→ Source material:
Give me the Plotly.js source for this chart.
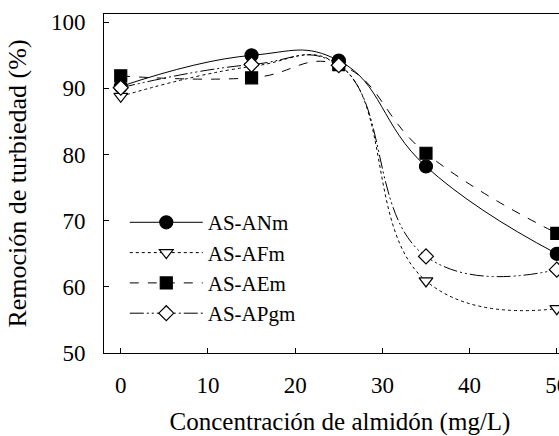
<!DOCTYPE html>
<html>
<head>
<meta charset="utf-8">
<script src="https://cdn.plot.ly/plotly-3.0.1.min.js"></script>
<style>html,body{margin:0;padding:0;background:#fff;overflow:hidden;width:559px;height:436px;}#chart{width:576px;height:436px;}</style>
</head>
<body>
<div id="chart"></div>
<script>
const concentracion = [0, 15, 25, 35, 50];
const seriesNames = ["AS-ANm", "AS-AFm", "AS-AEm", "AS-APgm"];
const valANm  = [90.3, 95.0, 94.2, 78.2, 65.0];
const valAFm  = [88.8, 93.3, 93.6, 60.9, 56.7];
const valAEm  = [91.9, 91.6, 93.6, 80.2, 68.1];
const valAPgm = [90.1, 93.6, 93.5, 64.6, 62.6];
const xTicks = [0, 10, 20, 30, 40, 50];
const yTicks = [50, 60, 70, 80, 90, 100];

const serifFamily = "Liberation Serif";
const styles = [
  {dash: "solid", symbol: "circle", size: 13, fill: "#000"},
  {dash: "dot", symbol: "triangle-down", size: 12, fill: "#fff"},
  {dash: "dash", symbol: "square", size: 12, fill: "#000"},
  {dash: "14px,3px,2px,3px,2px,3px", symbol: "diamond", size: 11.5, fill: "#fff"}
];
const values = [valANm, valAFm, valAEm, valAPgm];

const traces = values.map((v, i) => ({
  x: concentracion,
  y: v,
  name: seriesNames[i],
  type: "scatter",
  mode: "lines+markers",
  line: {color: "#000", width: 1, dash: styles[i].dash, shape: "spline", smoothing: 1.3},
  marker: {symbol: styles[i].symbol, size: styles[i].size, color: styles[i].fill,
           line: {color: "#000", width: 1.2}},
  cliponaxis: false
}));

const layout = {
  width: 576, height: 436,
  margin: {l: 104, r: 0, t: 14, b: 83},
  paper_bgcolor: "#fff", plot_bgcolor: "#fff",
  font: {family: serifFamily, size: 23, color: "#000"},
  showlegend: true,
  legend: {
    x: 0.044, y: 0.445, xanchor: "left", yanchor: "top",
    bgcolor: "rgba(0,0,0,0)", borderwidth: 0,
    font: {family: serifFamily, size: 21, color: "#000"},
    itemwidth: 73, tracegroupgap: 0
  },
  xaxis: {
    range: [-1.92, 52.2], tickmode: "array", tickvals: xTicks, ticktext: xTicks.map(String),
    ticks: "inside", ticklen: 5, tickwidth: 1, tickcolor: "#000",
    showline: true, linecolor: "#000", linewidth: 1, mirror: true,
    showgrid: false, zeroline: false, ticklabelstandoff: 11, ticklabeloverflow: "allow",
    tickfont: {family: serifFamily, size: 23, color: "#000"},
    title: {text: "Concentración de almidón (mg/L)", font: {family: serifFamily, size: 25, color: "#000"}, standoff: 18}
  },
  yaxis: {
    range: [50, 101.25], tickmode: "array", tickvals: yTicks, ticktext: yTicks.map(String),
    ticks: "inside", ticklen: 5, tickwidth: 1, tickcolor: "#000",
    showline: true, linecolor: "#000", linewidth: 1, mirror: false,
    showgrid: false, zeroline: false, ticklabelstandoff: 13,
    tickfont: {family: serifFamily, size: 23, color: "#000"},
    title: {text: "Remoción de turbiedad (%)", font: {family: serifFamily, size: 26, color: "#000"}, standoff: 16}
  }
};

Plotly.newPlot("chart", traces, layout, {displayModeBar: false});
</script>
</body>
</html>
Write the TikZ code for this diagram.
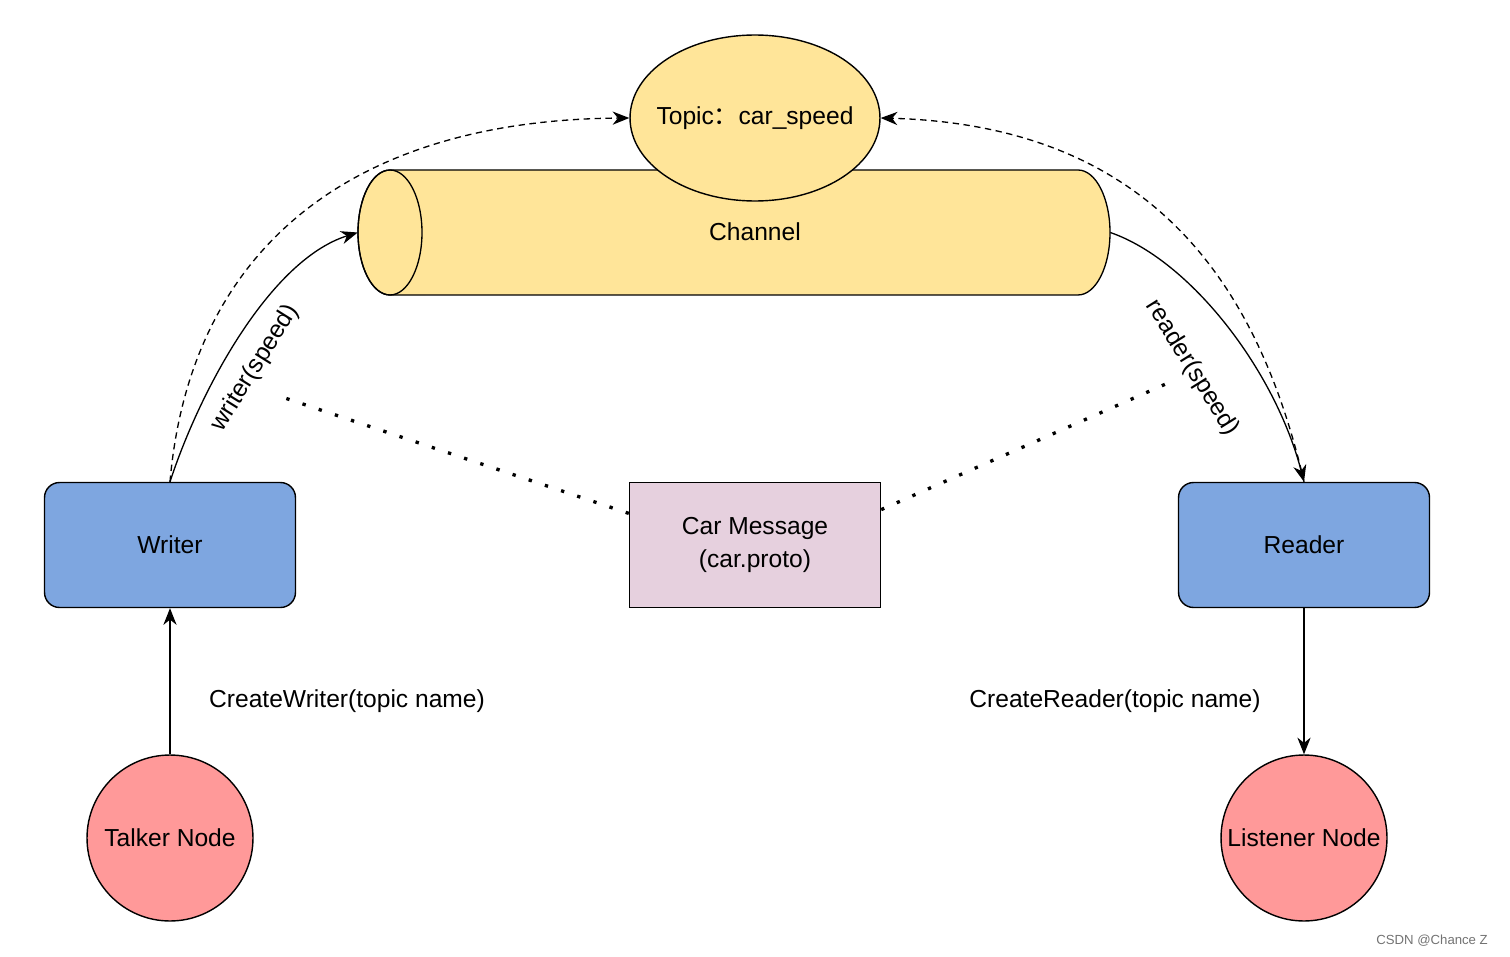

→ Exercise: Look through the entries and work out how many lines have the word "chart" in them; reply with that number only.

→ Answer for the task: 4